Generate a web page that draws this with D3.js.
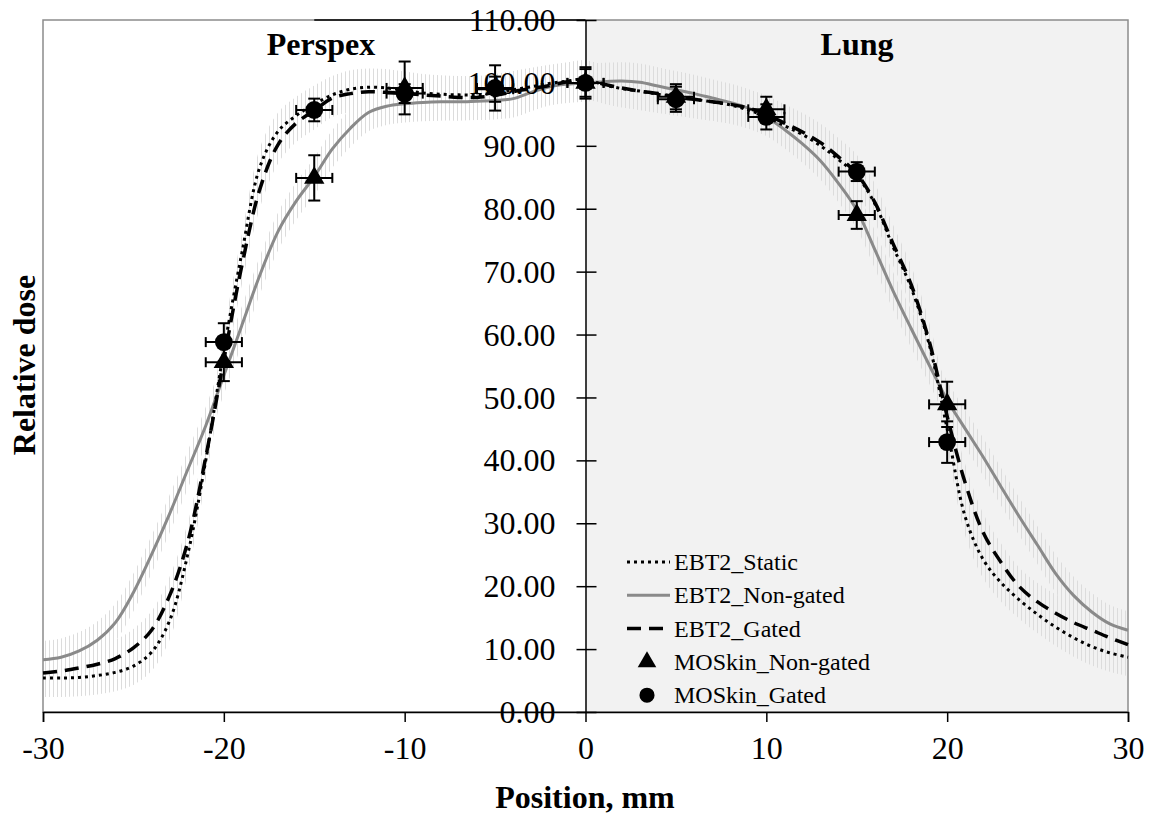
<!DOCTYPE html>
<html>
<head>
<meta charset="utf-8">
<script src="https://cdn.jsdelivr.net/npm/d3@7"></script>
<style>
  body { margin: 0; background: #fff; }
  svg text { font-family: "Liberation Serif", "Times New Roman", serif; fill: #000; }
</style>
</head>
<body>
<div id="chart"></div>
<script>
// Film profile positions (mm) and EBT2 relative doses
const positions = d3.range(-30, 31, 1);

const ebt2Static = [
    5.4, 5.4, 5.5, 5.8, 6.3, 7.3, 9.5, 14.5, 25.0, 40.0,
    57.5, 73.0, 86.7, 92.3, 94.8, 96.6, 98.1, 99.0, 99.3, 99.2,
    98.8, 98.4, 98.2, 98.1, 98.1, 98.4, 98.9, 99.4, 99.9, 100.3,
    100.6,
    99.7, 99.1, 98.7, 98.2, 97.8, 97.4, 97.0, 96.5, 95.7, 94.6,
    93.2, 91.8, 90.0, 87.8, 85.3, 80.8, 74.0, 67.5, 58.5, 45.0,
    31.0, 24.2, 20.5, 17.8, 15.5, 13.5, 11.8, 10.4, 9.4, 8.7
];
const ebt2NonGated = [
    8.3, 8.7, 9.7, 11.4, 14.2, 19.0, 25.0, 31.5, 38.5, 45.5,
    53.5, 61.5, 69.5, 76.4, 81.2, 85.1, 89.5, 92.8, 95.3, 96.3,
    96.7, 96.9, 97.0, 97.0, 97.1, 97.2, 97.5, 98.5, 99.4, 99.8,
    100.0,
    100.2, 100.3, 100.1, 99.5, 98.9, 98.3, 97.6, 96.9, 96.0, 94.6,
    92.6, 90.3, 87.6, 84.0, 79.8, 73.5, 67.0, 61.0, 55.2, 49.6,
    45.0, 40.5, 35.7, 31.0, 26.5, 22.0, 18.5, 15.9, 14.0, 13.0
];
const ebt2Gated = [
    6.2, 6.5, 7.0, 7.6, 8.5, 10.2, 13.0, 18.5, 27.0, 40.5,
    56.0, 71.0, 83.2, 90.2, 93.6, 95.6, 97.6, 98.3, 98.6, 98.5,
    98.3, 98.1, 97.9, 97.7, 97.7, 98.0, 98.6, 99.1, 99.6, 100.2,
    100.6,
    99.8, 99.2, 98.7, 98.3, 97.8, 97.4, 97.0, 96.6, 96.0, 95.0,
    93.6, 92.2, 90.5, 88.2, 85.6, 81.0, 74.5, 68.0, 59.0, 47.0,
    36.4, 28.5, 23.7, 19.9, 17.5, 15.7, 14.2, 13.0, 11.8, 10.7
];
const filmError = 3; // +/- relative dose shown as light hatching

// MOSkin detector points
const mosPositions = [-20, -15, -10, -5, 0, 5, 10, 15, 20];
const mosNonGated = [55.6, 84.9, 99.2, 99.0, 100.0, 97.8, 95.8, 79.0, 48.9];
const mosNonGatedErr = [3.0, 3.6, 4.2, 2.0, 2.5, 2.0, 2.0, 2.2, 3.6];
const mosGated = [58.8, 95.7, 98.3, 99.2, 100.0, 97.4, 94.6, 85.9, 42.9];
const mosGatedErr = [3.0, 1.8, 1.5, 3.6, 2.2, 2.0, 2.0, 1.5, 3.3];
const mosPosErr = 1; // mm

const xTicks = [-30, -20, -10, 0, 10, 20, 30];
const yTicks = d3.range(0, 111, 10);

const width = 1154, height = 818;
const x = d3.scaleLinear().domain([-30, 30]).range([43, 1128]);
const y = d3.scaleLinear().domain([0, 110]).range([712, 20]);

const svg = d3.select("#chart").append("svg")
    .attr("width", width)
    .attr("height", height);

// hatching pattern for film error bars
const defs = svg.append("defs");
defs.append("pattern")
    .attr("id", "hatch")
    .attr("patternUnits", "userSpaceOnUse")
    .attr("width", 4)
    .attr("height", 10)
    .append("line")
    .attr("x1", 1.5).attr("x2", 1.5)
    .attr("y1", 0).attr("y2", 10)
    .attr("stroke", "#dcdcdc")
    .attr("stroke-width", 1);

// lung region shading
svg.append("rect")
    .attr("x", x(0))
    .attr("y", y(110))
    .attr("width", x(30) - x(0))
    .attr("height", y(0) - y(110))
    .attr("fill", "#f2f2f2");

// plot frame
svg.append("rect")
    .attr("x", x(-30))
    .attr("y", y(110))
    .attr("width", x(30) - x(-30))
    .attr("height", y(0) - y(110))
    .attr("fill", "none")
    .attr("stroke", "#8c8c8c")
    .attr("stroke-width", 1.5);
svg.append("line")
    .attr("x1", x(-15)).attr("x2", x(0))
    .attr("y1", y(110)).attr("y2", y(110))
    .attr("stroke", "#000")
    .attr("stroke-width", 1.5);

const series = [
    { name: "EBT2_Static", values: ebt2Static, stroke: "#000", width: 3, dash: "3,4" },
    { name: "EBT2_Non-gated", values: ebt2NonGated, stroke: "#8a8a8a", width: 3, dash: null },
    { name: "EBT2_Gated", values: ebt2Gated, stroke: "#000", width: 3.5, dash: "14,8" }
];

const curve = d3.curveCatmullRom.alpha(0.5);

// error hatching bands
const band = d3.area()
    .x((d, i) => x(positions[i]))
    .y0(d => y(Math.max(0, d - filmError)))
    .y1(d => y(d + filmError))
    .curve(curve);

svg.append("g")
    .selectAll("path")
    .data(series)
    .join("path")
    .attr("d", d => band(d.values))
    .attr("fill", "url(#hatch)");

// film lines
const line = d3.line()
    .x((d, i) => x(positions[i]))
    .y(d => y(d))
    .curve(curve);

svg.append("g")
    .selectAll("path")
    .data([series[1], series[0], series[2]])
    .join("path")
    .attr("d", d => line(d.values))
    .attr("fill", "none")
    .attr("stroke", d => d.stroke)
    .attr("stroke-width", d => d.width)
    .attr("stroke-dasharray", d => d.dash);

// x axis
const xAxis = svg.append("g")
    .attr("transform", `translate(0,${y(0)})`)
    .call(d3.axisBottom(x).tickValues(xTicks).tickSize(10).tickPadding(8).tickFormat(d3.format("d")));
xAxis.select(".domain").attr("stroke", "#000").attr("stroke-width", 1.5);
xAxis.selectAll(".tick line").attr("stroke-width", 1.5);
xAxis.selectAll("text")
    .attr("font-family", "Liberation Serif")
    .attr("font-size", 32)
    .attr("dy", "0.9em")
    .text(d => d < 0 ? "-" + Math.abs(d) : d);

// y axis at position 0
const yAxis = svg.append("g")
    .attr("transform", `translate(${x(0)},0)`)
    .call(d3.axisLeft(y).tickValues(yTicks).tickSizeInner(9).tickSizeOuter(0).tickPadding(21).tickFormat(d3.format(".2f")));
yAxis.select(".domain").attr("stroke", "#000").attr("stroke-width", 1.5);
yAxis.selectAll(".tick line")
    .attr("x1", 11)
    .attr("stroke-width", 1.5);
yAxis.selectAll("text")
    .attr("font-family", "Liberation Serif")
    .attr("font-size", 32)
    .attr("dy", "0.33em");

// MOSkin error bars and markers
function drawMos(vals, errs, kind) {
    const g = svg.append("g").attr("stroke", "#000").attr("stroke-width", 2);
    mosPositions.forEach((p, i) => {
        const cx = x(p), cy = y(vals[i]);
        const x0 = x(p - mosPosErr), x1 = x(p + mosPosErr);
        const y0 = y(vals[i] - errs[i]), y1 = y(vals[i] + errs[i]);
        g.append("line").attr("x1", x0).attr("x2", x1).attr("y1", cy).attr("y2", cy);
        g.append("line").attr("x1", x0).attr("x2", x0).attr("y1", cy - 5).attr("y2", cy + 5);
        g.append("line").attr("x1", x1).attr("x2", x1).attr("y1", cy - 5).attr("y2", cy + 5);
        g.append("line").attr("x1", cx).attr("x2", cx).attr("y1", y0).attr("y2", y1);
        g.append("line").attr("x1", cx - 6).attr("x2", cx + 6).attr("y1", y0).attr("y2", y0);
        g.append("line").attr("x1", cx - 6).attr("x2", cx + 6).attr("y1", y1).attr("y2", y1);
    });
    svg.append("g")
        .selectAll("path")
        .data(vals)
        .join("path")
        .attr("transform", (d, i) => `translate(${x(mosPositions[i])},${y(d)})`)
        .attr("d", d3.symbol().type(kind === "triangle" ? d3.symbolTriangle : d3.symbolCircle).size(kind === "triangle" ? 180 : 250))
        .attr("fill", "#000");
}
drawMos(mosNonGated, mosNonGatedErr, "triangle");
drawMos(mosGated, mosGatedErr, "circle");

// legend
const legendItems = [
    { name: "EBT2_Static", type: "line", s: series[0] },
    { name: "EBT2_Non-gated", type: "line", s: series[1] },
    { name: "EBT2_Gated", type: "line", s: series[2] },
    { name: "MOSkin_Non-gated", type: "triangle" },
    { name: "MOSkin_Gated", type: "circle" }
];
const legend = svg.append("g");
legendItems.forEach((d, i) => {
    const ly = 562 + i * 33.3;
    if (d.type === "line") {
        legend.append("line")
            .attr("x1", 627).attr("x2", 670)
            .attr("y1", ly).attr("y2", ly)
            .attr("stroke", d.s.stroke)
            .attr("stroke-width", d.s.width)
            .attr("stroke-dasharray", d.s.dash);
    } else {
        legend.append("path")
            .attr("transform", `translate(647,${ly})`)
            .attr("d", d3.symbol().type(d.type === "triangle" ? d3.symbolTriangle : d3.symbolCircle).size(d.type === "triangle" ? 150 : 180))
            .attr("fill", "#000");
    }
    legend.append("text")
        .attr("x", 674)
        .attr("y", ly)
        .attr("dy", "0.33em")
        .attr("font-size", 24)
        .text(d.name);
});

// titles
svg.append("text")
    .attr("x", 321).attr("y", 55)
    .attr("text-anchor", "middle")
    .attr("font-size", 32)
    .attr("font-weight", "bold")
    .text("Perspex");
svg.append("text")
    .attr("x", 857).attr("y", 55)
    .attr("text-anchor", "middle")
    .attr("font-size", 32)
    .attr("font-weight", "bold")
    .text("Lung");
svg.append("text")
    .attr("x", 585).attr("y", 808)
    .attr("text-anchor", "middle")
    .attr("font-size", 32)
    .attr("font-weight", "bold")
    .text("Position, mm");
svg.append("text")
    .attr("transform", "translate(35,365) rotate(-90)")
    .attr("text-anchor", "middle")
    .attr("font-size", 32)
    .attr("font-weight", "bold")
    .text("Relative dose");
</script>
</body>
</html>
------------------------------------
**Instruction:**
Repeat only the lines between the start of the data and the line with "const positions = d3.range(-30, 31, 1);", including those two lines, and skip the pictures.

**Answer in full:**
Generate a web page that draws this with D3.js.
<!DOCTYPE html>
<html>
<head>
<meta charset="utf-8">
<script src="https://cdn.jsdelivr.net/npm/d3@7"></script>
<style>
  body { margin: 0; background: #fff; }
  svg text { font-family: "Liberation Serif", "Times New Roman", serif; fill: #000; }
</style>
</head>
<body>
<div id="chart"></div>
<script>
// Film profile positions (mm) and EBT2 relative doses
const positions = d3.range(-30, 31, 1);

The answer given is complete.